Come evening, it's almost too late to walk in the garden, and try, once again, to retire the masculine God of my youth by evoking instead the divine in the lupins, or foxgloves, or self- seeded buddleia, whose heavy horns flush as they open to flower, and draw these bumbling, well-meaning bees which remind me again, of my father ... whom, Christ, I've forgotten to call.
KJ feels at the same time part of a lengthy tradition, as well as having a style uniquely her own. I thoroughly enjoyed looking at the natural and human world through her eyes - peopled by things, animals, plants, but rarely people. Although 'The Buddleia', which do have people in it, is perhaps my favourite poem of the lot. The second stanza is pitch-perfect, and sums up, much better than I could, the reasons why you should read KJ:
Come evening, it's almost too late to walk in the garden, and try, once again, to retire the masculine God of my youth by evoking instead the divine in the lupins, or foxgloves, or self- seeded buddleia, whose heavy horns flush as they open to flower, and draw these bumbling, well-meaning bees which remind me again, of my father... whom, Christ, I've forgotten to call.
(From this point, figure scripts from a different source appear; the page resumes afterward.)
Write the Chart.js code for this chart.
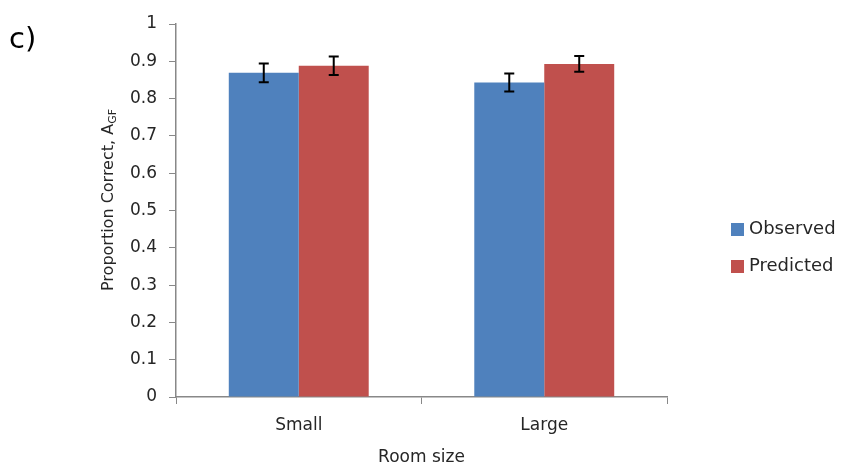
<!DOCTYPE html>
<html><head><meta charset="utf-8">
<script src="https://cdn.jsdelivr.net/npm/chart.js@4"></script>
<style>html,body{margin:0;padding:0;background:#fff}#wrap{width:841px;height:470px}</style>
</head><body><div id="wrap"><canvas id="c" width="841" height="470"></canvas></div>
<script>
const categories = ["Small", "Large"];
const seriesNames = ["Observed", "Predicted"];
const observed = [0.869, 0.843];
const predicted = [0.888, 0.893];
const observedErr = [0.025, 0.024];
const predictedErr = [0.025, 0.021];
const yTicks = [0, 0.1, 0.2, 0.3, 0.4, 0.5, 0.6, 0.7, 0.8, 0.9, 1];
const colors = ["#4F81BD", "#C0504D"];
const FONT = "'DejaVu Sans', sans-serif";
const TXT = "#262626";

const errorBars = {
  id: 'errorBars',
  afterDatasetsDraw(chart) {
    const ctx = chart.ctx, y = chart.scales.y;
    chart.data.datasets.forEach((ds, di) => {
      const meta = chart.getDatasetMeta(di);
      meta.data.forEach((bar, i) => {
        const v = ds.data[i], e = ds.err[i];
        const yt = y.getPixelForValue(v + e), yb = y.getPixelForValue(v - e);
        const x = bar.x;
        ctx.save();
        ctx.strokeStyle = "#000"; ctx.lineWidth = 2;
        ctx.beginPath();
        ctx.moveTo(x, yt); ctx.lineTo(x, yb);
        ctx.moveTo(x - 5, yt); ctx.lineTo(x + 5, yt);
        ctx.moveTo(x - 5, yb); ctx.lineTo(x + 5, yb);
        ctx.stroke();
        ctx.restore();
      });
    });
  }
};

const extras = {
  id: 'extras',
  afterDraw(chart) {
    const ctx = chart.ctx;
    ctx.save();
    ctx.fillStyle = "#000";
    ctx.font = "29px " + FONT;
    ctx.textBaseline = "middle"; ctx.textAlign = "left";
    ctx.fillText("c)", 9, 40);
    // y title with subscript
    ctx.fillStyle = TXT;
    const main = "Proportion Correct, A", sub = "GF";
    ctx.font = "16px " + FONT;
    const w1 = ctx.measureText(main).width;
    ctx.font = "11px " + FONT;
    const w2 = ctx.measureText(sub).width;
    const total = w1 + w2;
    ctx.translate(107, 200);
    ctx.rotate(-Math.PI / 2);
    ctx.textBaseline = "alphabetic"; ctx.textAlign = "left";
    ctx.font = "16px " + FONT;
    ctx.fillText(main, -total / 2, 6);
    ctx.font = "11px " + FONT;
    ctx.fillText(sub, -total / 2 + w1, 9);
    ctx.restore();
    // legend
    ctx.save();
    ctx.font = "18px " + FONT;
    ctx.textBaseline = "middle"; ctx.textAlign = "left";
    chart.data.datasets.forEach((ds, i) => {
      const yy = 229 + i * 37;
      ctx.fillStyle = ds.backgroundColor;
      ctx.fillRect(731, yy - 6, 13, 13);
      ctx.fillStyle = TXT;
      ctx.fillText(ds.label, 749, yy);
    });
    ctx.restore();
  }
};

new Chart(document.getElementById('c'), {
  type: 'bar',
  data: {
    labels: categories,
    datasets: [
      { label: seriesNames[0], data: observed, err: observedErr, backgroundColor: colors[0] },
      { label: seriesNames[1], data: predicted, err: predictedErr, backgroundColor: colors[1] }
    ]
  },
  options: {
    responsive: false, animation: false,
    layout: { padding: { top: 24, right: 174, left: 0, bottom: 0 } },
    plugins: { legend: { display: false }, tooltip: { enabled: false } },
    datasets: { bar: { barPercentage: 1, categoryPercentage: 0.57 } },
    scales: {
      x: {
        grid: { offset: true, drawOnChartArea: false, drawTicks: true, tickLength: 7, color: "#888" },
        border: { display: true, color: "#888", width: 1.5 },
        ticks: { color: TXT, font: { family: FONT, size: 17 }, padding: 11 },
        title: { display: true, text: "Room size", color: TXT, font: { family: FONT, size: 17 }, padding: { top: 6, bottom: 2 } },
        afterFit(s) { s.height = 73; }
      },
      y: {
        min: 0, max: 1,
        afterBuildTicks(s) { s.ticks = yTicks.map(v => ({ value: v })); },
        grid: { drawOnChartArea: false, drawTicks: true, tickLength: 7, color: "#888" },
        border: { display: true, color: "#888", width: 1.5 },
        ticks: { color: TXT, font: { family: FONT, size: 17 }, padding: 12, callback: v => String(v) },
        afterFit(s) { s.width = 176; }
      }
    }
  },
  plugins: [errorBars, extras]
});
</script></body></html>
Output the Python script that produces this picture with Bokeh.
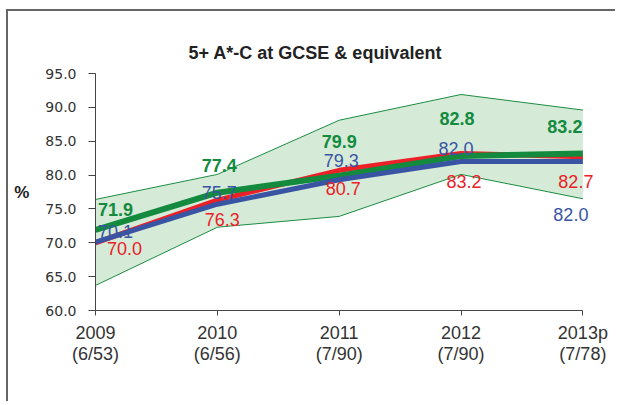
from bokeh.plotting import figure
from bokeh.models import Range1d, FixedTicker, ColumnDataSource, LabelSet, NumeralTickFormatter
from bokeh.core.properties import value
from bokeh.embed import file_html
from bokeh.resources import INLINE

# ---- data ----
years = ["2009", "2010", "2011", "2012", "2013p"]
counts = ["(6/53)", "(6/56)", "(7/90)", "(7/90)", "(7/78)"]
green_vals = [71.9, 77.4, 79.9, 82.8, 83.2]
red_vals = [70.0, 76.3, 80.7, 83.2, 82.7]
blue_vals = [70.1, 75.7, 79.3, 82.0, 82.0]
band_upper = [76.4, 80.1, 88.1, 91.9, 89.6]
band_lower = [63.7, 72.3, 73.9, 80.1, 76.5]
title_text = "5+ A*-C at GCSE & equivalent"
y_label = "%"

# ---- label offsets (screen px, layout only) ----
green_dx = [20, 2, 0, -4, -18]
green_dy = [20, 27, 34, 38, 27]
red_dx = [29, 5, 4, 3, -7]
red_dy = [-6, -19, -18, -28, -25]
blue_dx = [20, 2, 2, -5, -12]
blue_dy = [11, 12, 19, 13, -53]

GREEN = "#138a3e"
RED = "#ec2027"
BLUE = "#3a54a4"

xs = list(range(len(years)))

p = figure(width=609, height=392, output_backend="svg", toolbar_location=None,
           x_range=Range1d(0, len(years) - 1 + 0.12), y_range=Range1d(60, 95),
           min_border_left=87, min_border_top=62, min_border_right=20, min_border_bottom=93,
           title=title_text)
p.styles = {"margin-left": "6px", "margin-top": "9px",
            "border-left": "2px solid #666666", "border-top": "2px solid #666666"}
p.outline_line_color = None
p.background_fill_color = "white"
p.border_fill_color = "white"
p.grid.visible = False

p.title.text_font = "Liberation Sans"
p.title.text_font_size = "18px"
p.title.text_font_style = "bold"
p.title.text_color = "#222222"
p.title.align = "left"
p.title.offset = 93
p.title.standoff = 21

# band
band_src = ColumnDataSource(dict(x=xs, lo=band_lower, hi=band_upper))
p.varea(x="x", y1="lo", y2="hi", source=band_src, fill_color="#d5ebd8", fill_alpha=1.0)
p.line(x="x", y="hi", source=band_src, line_color="#1c8c42", line_width=1)
p.line(x="x", y="lo", source=band_src, line_color="#1c8c42", line_width=1)

# series
p.line(xs, red_vals, line_color=RED, line_width=5)
p.line(xs, green_vals, line_color=GREEN, line_width=6)
p.line(xs, blue_vals, line_color=BLUE, line_width=5)

def add_labels(vals, dx, dy, color, bold):
    src = ColumnDataSource(dict(x=xs, y=vals, t=[f"{v:.1f}" for v in vals], dx=dx, dy=dy))
    ls = LabelSet(x="x", y="y", text="t", x_offset="dx", y_offset="dy", source=src,
                  text_align="center", text_baseline="middle",
                  text_color=color, text_font=value("Liberation Sans"),
                  text_font_size="18px", text_font_style="bold" if bold else "normal")
    p.add_layout(ls)

add_labels(red_vals, red_dx, red_dy, RED, False)
add_labels(blue_vals, blue_dx, blue_dy, BLUE, False)
add_labels(green_vals, green_dx, green_dy, GREEN, True)

# axes
p.xaxis.ticker = FixedTicker(ticks=xs)
p.xaxis.bounds = (xs[0], xs[-1])
p.xaxis.major_label_overrides = {i: f"{y}\n{c}" for i, (y, c) in enumerate(zip(years, counts))}
p.xaxis.major_label_text_font = "Liberation Sans"
p.xaxis.major_label_text_font_size = "18px"
p.xaxis.major_label_text_color = "#333333"
p.xaxis.major_label_text_line_height = 1.05
p.xaxis.major_label_standoff = 7
p.xaxis.major_tick_in = 0
p.xaxis.major_tick_out = 5
p.xaxis.minor_tick_line_color = None
p.xaxis.axis_line_color = "#444444"
p.xaxis.major_tick_line_color = "#444444"

p.yaxis.ticker = FixedTicker(ticks=[60, 65, 70, 75, 80, 85, 90, 95])
p.yaxis.formatter = NumeralTickFormatter(format="0.0")
p.yaxis.major_label_text_font = "DejaVu Sans"
p.yaxis.major_label_text_font_size = "14px"
p.yaxis.major_label_text_color = "#333333"
p.yaxis.major_label_standoff = 12
p.yaxis.major_tick_in = 0
p.yaxis.major_tick_out = 7
p.yaxis.minor_tick_line_color = None
p.yaxis.axis_line_color = "#444444"
p.yaxis.major_tick_line_color = "#444444"
p.yaxis.axis_label = y_label
p.yaxis.axis_label_orientation = "horizontal"
p.yaxis.axis_label_text_font = "Liberation Sans"
p.yaxis.axis_label_text_font_size = "17px"
p.yaxis.axis_label_text_font_style = "bold"
p.yaxis.axis_label_text_color = "#222222"
p.yaxis.axis_label_standoff = 13

open("out.html", "w").write(file_html(p, INLINE))
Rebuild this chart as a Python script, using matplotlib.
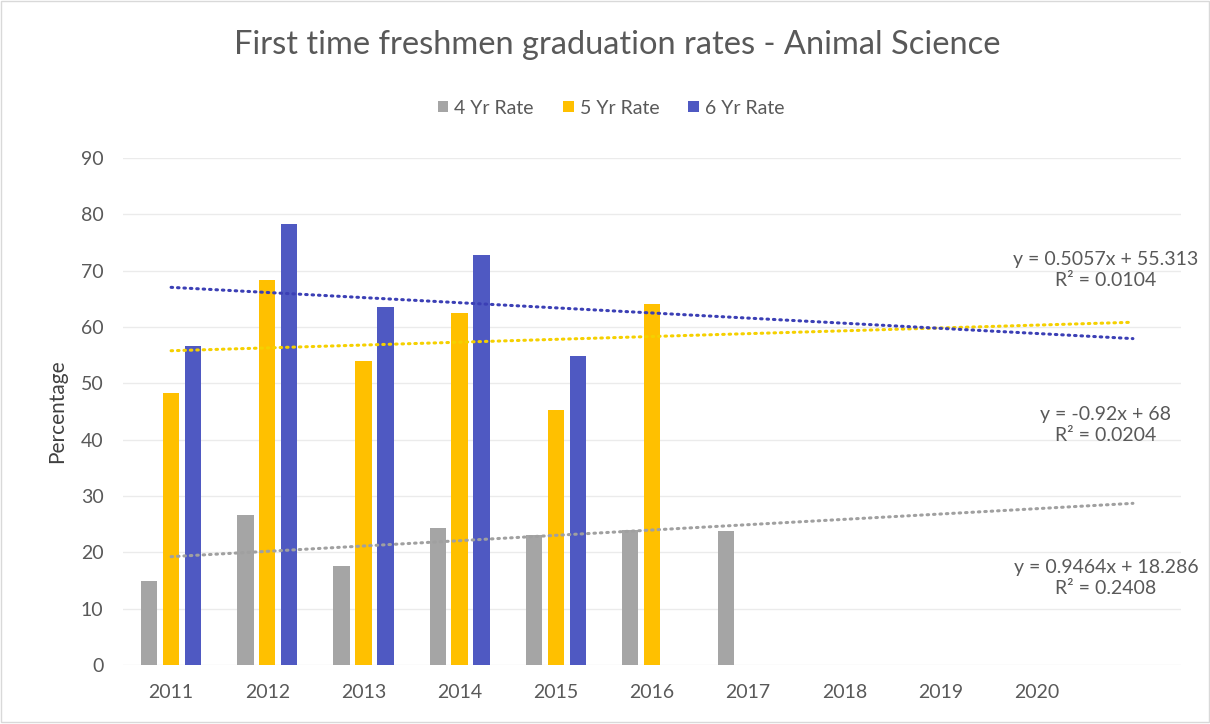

Glorious! I happened on one of Jamie's poems on the internet and loved it. Found this volume in Blackwell's in Edinburgh and snapped it up. Have been carrying it around ever since. I fear that Jamie's books may not be easy to find in the US, but make the effort. Read "The Cave of the Fish"! Think about Dante. Start a journey.
I have enjoyed it - but the poetry in English doesn't slice the world open the way the prose in Sightlines does. There is something about the rhythm and rhyme that is too bland. Looking back over the book I find the poems I really want to read again are mostly in Scots not English where somehow both rhyme and rhythm find a cutting edge - so an extra star for them.
These poems say what needs to be said about nature and people without shouting about it. If you can understand what Kathleen Jamie's poems say (and it's not hard to do), you'll understand why we need to preserve our psychological connection to the natural world.
Kathleen Jamie’s poems in this slim collection really resonated with me sometimes just through a single line or turn of phrase. One that I returned to again and again was “Swallows”. I found myself copying it out and painting a swallow on the page.
The title poem is just one of several favourites in this anthology. I have savoured it, picked at it, and explored some of its potential compulsively, over and over as it continues to open. Thank you.
The plane shudders, then rolls to a standstill at the far end of the runway. It's not day this light we've entered, but day is present at the negotiation. The sky's the still pale grey of a heron, attending the tide-pools of the shore.
Without a glossary I can't understand Jamie's poems written in Lowland Scots. Liked 'Water Lilies' and 'Reliquary' best, even though the latter somewhat recalls Ted Hughes' 'Thistle'.
Since there aren't any more memorable lines in the collection, here it is in its entirety.
Reliquary
The land we inhabit opens to reveal the stain of ancient settlements plague pits where we'd lay our fibre-optic cables;
but witness these brittle August bluebells casting seed, like tiny hearts in caskets tossed onto a battle ground.
Initially I was disappointed with this book, having read her prose with "Findings". "Alders" reminded me of nothing more in its structure than "Expiring Frog" in "Pickwick Papers".
However, having got over the initial disappointment, there are many really good poems in the volume. A library borrowing that is next on my list to buy.